Cataclysm featured a number of familiar characters, but the antagonists were mostly sourced from lore found in books and in-game text. Deathwing simply did not have the same pull, or appeal, as Arthas or Illidan. The overall plot of Cataclysm left a lot to be desired, ending in a rather abrupt manner. The final fight with Deathwing still remains as one of the least favoured encounters in WoW endgame history. After months of hunting down the world destroying force, the showdown felt hugely underwhelming. A number of factors played their part in the mixed reaction to Cataclysm, with the so-so new zones and simplified talent system taking much of the flak.

Mists of Panderia represents the general shift in both player attitudes towards World of Warcraft and the decline of subscription numbers. The expansion was met with a cynical reaction from the day it was announced, mostly down to the addition of Pandaren. In truth, the expansion felt a little awkward in the grand scheme of World of Warcraft lore. The environment, themes and story never felt truly organic when placed next to content found in past expansion. Mists of Panderia was the first expansion that left a widespread sour taste in the mouths of many of it’s players. While the levelling process was fairly smooth, the 5-man dungeons and end game was a shallow mix of repetition and lack of creativity.

The ease in which characters geared up, mainly due to Looking For Raid and The Timeless Isle, was also a major factor towards the disdain aimed at Mists. While the end game content did improve, in-experienced players began to flood raids, often leading to a frustrating experience. To make matters worse, Blizzard offered a level 90 character boost to players who pre-ordered Warlord of Draenor, resulting in the final run of Mists of Panderia being a wild west of clueless players reducing Looking For Raid to a utter joke. With subscriber counts declining, Warlord of Draenor was released.

 
Much like Mists of Panderia, Warlords of Draenor suffered from a lack of endgame content.
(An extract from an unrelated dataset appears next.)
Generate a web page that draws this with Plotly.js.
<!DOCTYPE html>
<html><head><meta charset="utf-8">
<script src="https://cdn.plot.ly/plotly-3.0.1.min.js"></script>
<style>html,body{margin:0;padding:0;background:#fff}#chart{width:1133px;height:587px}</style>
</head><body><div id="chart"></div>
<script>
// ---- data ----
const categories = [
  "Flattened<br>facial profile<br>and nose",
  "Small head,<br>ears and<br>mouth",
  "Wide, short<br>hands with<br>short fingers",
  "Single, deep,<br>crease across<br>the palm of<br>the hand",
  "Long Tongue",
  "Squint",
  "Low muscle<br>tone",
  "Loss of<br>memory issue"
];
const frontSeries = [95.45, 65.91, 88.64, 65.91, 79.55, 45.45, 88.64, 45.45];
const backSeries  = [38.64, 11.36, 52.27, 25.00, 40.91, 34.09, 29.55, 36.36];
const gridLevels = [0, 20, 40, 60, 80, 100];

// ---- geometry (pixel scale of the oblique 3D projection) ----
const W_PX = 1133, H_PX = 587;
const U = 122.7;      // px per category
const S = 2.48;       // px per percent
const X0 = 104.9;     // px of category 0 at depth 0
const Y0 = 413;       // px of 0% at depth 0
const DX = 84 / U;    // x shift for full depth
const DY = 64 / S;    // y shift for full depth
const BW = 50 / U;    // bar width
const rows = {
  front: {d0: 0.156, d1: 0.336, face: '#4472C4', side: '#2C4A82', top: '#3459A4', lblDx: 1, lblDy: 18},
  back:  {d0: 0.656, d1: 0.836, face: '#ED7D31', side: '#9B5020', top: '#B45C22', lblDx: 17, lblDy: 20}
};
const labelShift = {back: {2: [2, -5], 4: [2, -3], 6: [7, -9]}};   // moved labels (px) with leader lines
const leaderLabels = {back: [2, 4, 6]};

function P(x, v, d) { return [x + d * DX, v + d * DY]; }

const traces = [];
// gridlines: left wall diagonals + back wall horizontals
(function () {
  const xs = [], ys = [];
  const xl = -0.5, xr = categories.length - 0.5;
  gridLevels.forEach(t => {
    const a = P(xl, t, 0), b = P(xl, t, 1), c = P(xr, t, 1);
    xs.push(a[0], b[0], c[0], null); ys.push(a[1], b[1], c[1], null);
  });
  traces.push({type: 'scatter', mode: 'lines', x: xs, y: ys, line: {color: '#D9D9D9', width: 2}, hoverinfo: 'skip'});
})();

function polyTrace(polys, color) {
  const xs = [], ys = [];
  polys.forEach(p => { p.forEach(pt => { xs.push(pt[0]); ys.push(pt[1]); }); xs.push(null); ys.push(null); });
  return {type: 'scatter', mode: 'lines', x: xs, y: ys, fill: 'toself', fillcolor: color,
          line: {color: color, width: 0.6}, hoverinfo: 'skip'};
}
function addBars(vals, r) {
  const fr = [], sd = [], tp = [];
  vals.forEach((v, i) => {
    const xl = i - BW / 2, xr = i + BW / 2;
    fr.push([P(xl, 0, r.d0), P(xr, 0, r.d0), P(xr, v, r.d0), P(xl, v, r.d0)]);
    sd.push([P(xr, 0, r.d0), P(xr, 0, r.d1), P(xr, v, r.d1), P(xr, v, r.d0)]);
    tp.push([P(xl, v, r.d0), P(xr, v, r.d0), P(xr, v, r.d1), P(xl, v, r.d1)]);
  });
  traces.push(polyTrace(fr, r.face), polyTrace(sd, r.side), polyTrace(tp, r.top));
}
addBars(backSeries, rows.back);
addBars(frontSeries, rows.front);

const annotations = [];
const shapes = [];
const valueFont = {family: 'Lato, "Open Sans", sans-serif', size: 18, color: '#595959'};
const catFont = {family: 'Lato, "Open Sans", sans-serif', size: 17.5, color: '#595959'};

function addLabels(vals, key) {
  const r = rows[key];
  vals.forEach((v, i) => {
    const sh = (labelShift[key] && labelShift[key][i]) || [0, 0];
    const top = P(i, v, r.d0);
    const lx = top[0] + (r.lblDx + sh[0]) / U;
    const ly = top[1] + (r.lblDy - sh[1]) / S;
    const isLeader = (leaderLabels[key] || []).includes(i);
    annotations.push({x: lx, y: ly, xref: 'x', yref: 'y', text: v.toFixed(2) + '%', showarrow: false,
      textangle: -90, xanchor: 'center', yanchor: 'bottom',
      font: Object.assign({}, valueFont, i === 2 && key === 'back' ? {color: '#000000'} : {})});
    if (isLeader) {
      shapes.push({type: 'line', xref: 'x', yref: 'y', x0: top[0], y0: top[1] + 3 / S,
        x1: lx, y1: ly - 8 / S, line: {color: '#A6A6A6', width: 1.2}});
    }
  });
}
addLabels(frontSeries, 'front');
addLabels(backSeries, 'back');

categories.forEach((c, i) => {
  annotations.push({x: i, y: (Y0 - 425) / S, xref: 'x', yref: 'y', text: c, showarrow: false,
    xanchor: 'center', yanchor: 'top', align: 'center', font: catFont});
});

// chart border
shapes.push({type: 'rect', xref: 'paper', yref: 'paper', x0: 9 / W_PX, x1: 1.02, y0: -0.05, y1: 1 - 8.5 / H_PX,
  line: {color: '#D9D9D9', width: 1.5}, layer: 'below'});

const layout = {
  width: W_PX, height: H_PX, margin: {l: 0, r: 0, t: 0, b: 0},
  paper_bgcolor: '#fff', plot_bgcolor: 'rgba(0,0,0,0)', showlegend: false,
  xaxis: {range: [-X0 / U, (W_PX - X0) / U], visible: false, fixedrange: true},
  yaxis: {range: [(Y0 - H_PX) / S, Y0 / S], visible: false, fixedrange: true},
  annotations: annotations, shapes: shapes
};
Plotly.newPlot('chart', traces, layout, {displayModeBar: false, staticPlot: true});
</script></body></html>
The new direction Blizzard took with a more story driven levelling process was a utter success. Seeing your character work side by side with familiar names, rising up to become a commander of your respective faction, it was genuinely enjoyable. By the time all was said and done, all the player was left with was daily quests and ‘The Garrison’. From what started off as a interesting concept soon turned out to be a nothing more than a Facebook like management game. Garrisons were a collection of fetch quests, that came with their own perks. The concept was good, the execution left a lot to be desired. Repeating the same processes daily, picking up resources,starting build orders, it was all very limited.
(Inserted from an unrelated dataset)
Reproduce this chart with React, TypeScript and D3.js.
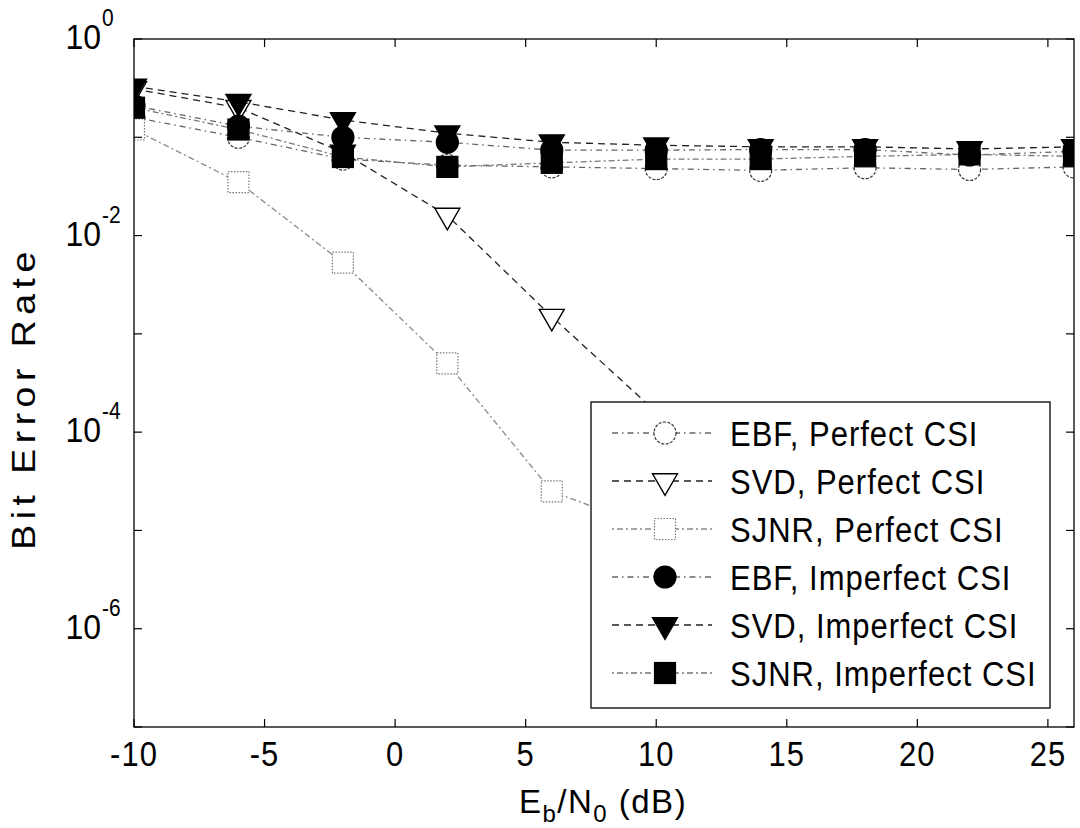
import React from "react";
import * as d3 from "d3";

const xValues = [-10, -6, -2, 2, 6, 10, 14, 18, 22, 26];
const ebfPerfect = [0.16, 0.1, 0.06, 0.052, 0.05, 0.048, 0.046, 0.049, 0.047, 0.05];
const svdPerfect = [0.31, 0.2, 0.07, 0.016, 0.0015, 0.00016];
const sjnrPerfect = [0.12, 0.035, 0.0053, 0.0005, 0.000025, 0.00001];
const ebfImperfect = [0.21, 0.13, 0.1, 0.089, 0.074, 0.074, 0.075, 0.075, 0.066, 0.072];
const svdImperfect = [0.33, 0.23, 0.15, 0.11, 0.089, 0.083, 0.08, 0.08, 0.076, 0.08];
const sjnrImperfect = [0.2, 0.12, 0.063, 0.05, 0.055, 0.06, 0.06, 0.064, 0.067, 0.064];

const seriesNames = [
  "EBF, Perfect CSI",
  "SVD, Perfect CSI",
  "SJNR, Perfect CSI",
  "EBF, Imperfect CSI",
  "SVD, Imperfect CSI",
  "SJNR, Imperfect CSI",
];
const seriesValues = [ebfPerfect, svdPerfect, sjnrPerfect, ebfImperfect, svdImperfect, sjnrImperfect];
const seriesMarkers = ["circle", "triangle", "square", "circle", "triangle", "square"];
const seriesFilled = [false, false, false, true, true, true];
const seriesDash = ["6,4,1.5,4", "7,5", "2,3,6,3", "6,4,1.5,4", "7,5", "2,3,6,3"];
const seriesLineColor = ["#666", "#222", "#888", "#666", "#222", "#777"];

const xTicks = [-10, -5, 0, 5, 10, 15, 20, 25];
const yTickExps = [0, -1, -2, -3, -4, -5, -6, -7];
const yLabelExps = [0, -2, -4, -6];

const FONT = "'Liberation Sans', Arial, Helvetica, sans-serif";

function Marker({ kind, cx, cy, filled }: { kind: string; cx: number; cy: number; filled: boolean }) {
  if (kind === "circle") {
    return (
      <circle
        cx={cx}
        cy={cy}
        r={11}
        fill={filled ? "#000" : "#fff"}
        stroke={filled ? "#000" : "#333"}
        strokeWidth={1.2}
        strokeDasharray={filled ? undefined : "3,1.5"}
      />
    );
  }
  if (kind === "square") {
    return (
      <rect
        x={cx - 10.5}
        y={cy - 10.5}
        width={21}
        height={21}
        fill={filled ? "#000" : "#fff"}
        stroke={filled ? "#000" : "#777"}
        strokeWidth={1.2}
        strokeDasharray={filled ? undefined : "1.5,1.5"}
      />
    );
  }
  const r = 14.4;
  const pts = [
    [cx - r * 0.866, cy - r / 2],
    [cx + r * 0.866, cy - r / 2],
    [cx, cy + r],
  ];
  return (
    <polygon
      points={pts.map((p) => p.join(",")).join(" ")}
      fill={filled ? "#000" : "#fff"}
      stroke="#000"
      strokeWidth={1.4}
    />
  );
}

export default function App() {
  const W = 1080;
  const H = 828;
  const left = 134;
  const right = 1074;
  const top = 39;
  const bottom = 727;
  const x = d3.scaleLinear().domain([-10, 26]).range([left, right]);
  const y = d3.scaleLog().domain([1e-7, 1]).range([bottom, top]);

  const line = d3
    .line<[number, number]>()
    .x((d) => x(d[0]))
    .y((d) => y(d[1]));

  const legendLeft = 591;
  const legendTop = 402;
  const legendRight = 1050;
  const legendBottom = 708;
  const rowY = d3.scalePoint<number>().domain(d3.range(6)).range([433, 673]);

  return (
    <svg
      width={W}
      height={H}
      style={{ position: "absolute", left: 0, top: 0, background: "#fff" }}
      fontFamily={FONT}
    >
      <rect x={0} y={0} width={W} height={H} fill="#fff" />
      <defs>
        <clipPath id="plotClip">
          <rect x={left} y={top} width={right - left} height={bottom - top} />
        </clipPath>
      </defs>

      {/* series */}
      <g clipPath="url(#plotClip)">
        {seriesValues.map((vals, si) => {
          const pts: [number, number][] = vals.map((v, i) => [xValues[i], v]);
          return (
            <g key={si}>
              <path
                d={line(pts) || ""}
                fill="none"
                stroke={seriesLineColor[si]}
                strokeWidth={1.3}
                strokeDasharray={seriesDash[si]}
              />
              {pts.map((p, i) => (
                <Marker key={i} kind={seriesMarkers[si]} cx={x(p[0])} cy={y(p[1])} filled={seriesFilled[si]} />
              ))}
            </g>
          );
        })}
      </g>

      {/* axes box */}
      <rect x={left} y={top} width={right - left} height={bottom - top} fill="none" stroke="#000" strokeWidth={1.3} />

      {/* x ticks */}
      {xTicks.map((t) => (
        <g key={"xt" + t}>
          <line x1={x(t)} x2={x(t)} y1={bottom} y2={bottom - 8} stroke="#000" strokeWidth={1.2} />
          <line x1={x(t)} x2={x(t)} y1={top} y2={top + 8} stroke="#000" strokeWidth={1.2} />
          <text
            transform={`translate(${x(t)},${bottom + 39}) scale(1,1.12)`}
            textAnchor="middle"
            fontSize={31}
            letterSpacing={1}
            fill="#000"
          >
            {t}
          </text>
        </g>
      ))}

      {/* y ticks */}
      {yTickExps.map((e) => (
        <g key={"yt" + e}>
          <line x1={left} x2={left + 8} y1={y(Math.pow(10, e))} y2={y(Math.pow(10, e))} stroke="#000" strokeWidth={1.2} />
          <line x1={right} x2={right - 8} y1={y(Math.pow(10, e))} y2={y(Math.pow(10, e))} stroke="#000" strokeWidth={1.2} />
        </g>
      ))}
      {yLabelExps.map((e) => {
        const ty = y(Math.pow(10, e));
        return (
          <g key={"yl" + e}>
            <text transform={`translate(101,${ty + 10}) scale(1,1.12)`} textAnchor="end" fontSize={32} fill="#000">
              10
            </text>
            <text transform={`translate(102,${ty - 13}) scale(1,1.12)`} textAnchor="start" fontSize={21} fill="#000">
              {e === 0 ? "0" : "-" + Math.abs(e)}
            </text>
          </g>
        );
      })}

      {/* axis labels */}
      <text x={603} y={813} textAnchor="middle" fontSize={33} letterSpacing={1.5} fill="#000">
        E
        <tspan fontSize={24} dy={9}>
          b
        </tspan>
        <tspan dy={-9}>/N</tspan>
        <tspan fontSize={24} dy={9}>
          0
        </tspan>
        <tspan dy={-9}> (dB)</tspan>
      </text>
      <text
        transform="translate(35,398) rotate(-90) scale(1.1,1)"
        textAnchor="middle"
        fontSize={34}
        letterSpacing={5}
        fill="#000"
      >
        Bit Error Rate
      </text>

      {/* legend */}
      <rect
        x={legendLeft}
        y={legendTop}
        width={legendRight - legendLeft}
        height={legendBottom - legendTop}
        fill="#fff"
        stroke="#000"
        strokeWidth={1.3}
      />
      {seriesNames.map((name, i) => {
        const cy = rowY(i) as number;
        return (
          <g key={"lg" + i}>
            <line
              x1={612}
              x2={712}
              y1={cy}
              y2={cy}
              stroke={seriesLineColor[i]}
              strokeWidth={1.3}
              strokeDasharray={seriesDash[i]}
            />
            <Marker kind={seriesMarkers[i]} cx={665} cy={cy} filled={seriesFilled[i]} />
            <text
              transform={`translate(730,${cy + 12.5}) scale(1,1.15)`}
              fontSize={31}
              letterSpacing={1}
              fill="#000"
            >
              {name}
            </text>
          </g>
        );
      })}
    </svg>
  );
}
Warlord of Draenor boiled down to sitting in your Garrison queuing up groups, while overseeing the daily running of Garrisons. This was not the World of Warcraft people fell in love with. The biggest issue came with events outside of the game. With a increase in subscription fees, as well as a increase in the RRP for the actual expansion, Warlords of Draenor has the shortest shelf life, while requiring the biggest financial investment. With only two major patches, Worlds of Draenor is already coming to a close, much to the player bases dismay.

There’s been a growing distrust between World of Warcraft’s player base and Blizzard, even more so since the company merged with Activision. This distrust, and discontent, towards Blizzard and their latest effort has led to a number of players quitting the game. Recent figures reflect the player’s feelings with the subscriber base going from 10 million, to 7.1 million in three months.

This drop in subscribers is a major drop for World of Warcraft, and will undoubtedly alarm Blizzard/Activision. The life blood of any MMORPG is the player base, and World of Warcraft’s players are not happy. This is where the latest expansion, Legion, comes into play. This new expansion is the single biggest event since the launch of World of Warcraft. While the game may boast numbers every other MMO could only dream of, the decline is worrying. Legion needs to repair the relationship between the players and Blizzard, it needs to be complete. There’s no room for faulting endgame, no tolerance for another short lived expansion, Blizzard need to produce.

After over 10 years of dominating the market, the cracks are starting to show. Free-to-play games continue to grow in popularity, the rise of the MOBA has also managed to lure players away from Warcraft. Final Fantasy: A Realm Reborn is starting to emerge as a viable contender to the MMORPG throne. Quite simply, World of Warcraft: Legion is make or break for the pop culture phenomena.